## EXERCISE PROMPT
Set the lines down again exactly, first line through the line that contains "import plotly.graph_objects as go", with no pictures.

-- BEGIN --

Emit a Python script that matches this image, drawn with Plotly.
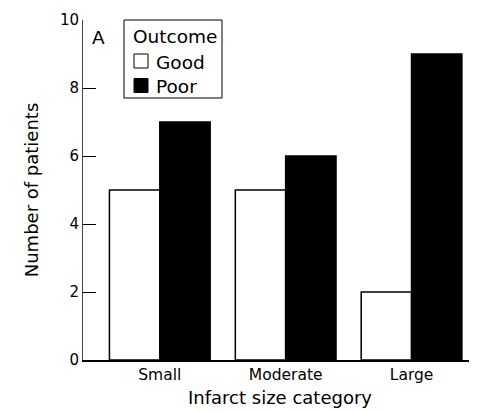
import plotly.graph_objects as go

categories = ["Small", "Moderate", "Large"]
good = [5, 5, 2]
poor = [7, 6, 9]
y_ticks = [0, 2, 4, 6, 8, 10]
legend_title = "Outcome"
series_names = ["Good", "Poor"]
series_colors = ["white", "black"]

font = "DejaVu Sans, sans-serif"

fig = go.Figure()
for name, vals, col in zip(series_names, [good, poor], series_colors):
    fig.add_trace(go.Bar(x=categories, y=vals, name=name, showlegend=False,
                         marker=dict(color=col, line=dict(color="black", width=1.5))))

# page body has an 8px default margin, so the figure is made 8px smaller
OFF = 8
W, H = 477 - OFF, 411 - OFF
PL, PR, PT, PB = 83, 477, 20, 360  # plot area in page pixels
L, T = PL - OFF, PT - OFF
R, B = W - (PR - OFF), H - (PB - OFF)

def px(x):
    return (x - PL) / (PR - PL)

def py(y):
    return (PB - y) / (PB - PT)

shapes = []
annotations = []
shapes.append(dict(type="rect", xref="paper", yref="paper",
                   x0=px(124), x1=px(222), y0=py(98), y1=py(20),
                   line=dict(color="black", width=1), fillcolor="white", layer="above"))
annotations.append(dict(text=legend_title, xref="paper", yref="paper", x=px(131), y=py(36),
                        xanchor="left", yanchor="middle", showarrow=False,
                        font=dict(family=font, size=18.5, color="black")))
for i, (name, col) in enumerate(zip(series_names, series_colors)):
    cy = 61 + i * 24.5
    shapes.append(dict(type="rect", xref="paper", yref="paper",
                       x0=px(134), x1=px(148), y0=py(cy + 7), y1=py(cy - 7),
                       line=dict(color="black", width=1), fillcolor=col, layer="above"))
    annotations.append(dict(text=name, xref="paper", yref="paper", x=px(154), y=py(cy + 1),
                            xanchor="left", yanchor="middle", showarrow=False,
                            font=dict(family=font, size=18.5, color="black")))
annotations.append(dict(text="A", xref="paper", yref="paper", x=px(98), y=py(37),
                        xanchor="center", yanchor="middle", showarrow=False,
                        font=dict(family=font, size=18.5, color="black")))

fig.update_layout(
    width=W, height=H,
    margin=dict(l=L, r=R, t=T, b=B, pad=0),
    paper_bgcolor="white", plot_bgcolor="white",
    barmode="group", bargap=0.2, bargroupgap=0,
    font=dict(family=font, size=16, color="black"),
    showlegend=False,
    xaxis=dict(range=[-0.61, 2.52], showline=True, linecolor="black", linewidth=1.5,
               ticks="", tickfont=dict(size=15.5), showgrid=False, automargin=False,
               title=dict(text="Infarct size category", font=dict(size=18), standoff=8)),
    yaxis=dict(range=[0, 10], tickvals=y_ticks, showline=True, linecolor="#444",
               linewidth=1, ticks="inside", ticklen=13, tickcolor="black", tickwidth=1,
               tickfont=dict(size=15), showgrid=False, zeroline=False, automargin=False,
               title=dict(text="Number of patients", font=dict(size=18), standoff=16)),
    shapes=shapes,
    annotations=annotations,
)

fig.write_html("out.html")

-- END --

## COMPLETE RESPONSE
Emit a Python script that matches this image, drawn with Plotly.
import plotly.graph_objects as go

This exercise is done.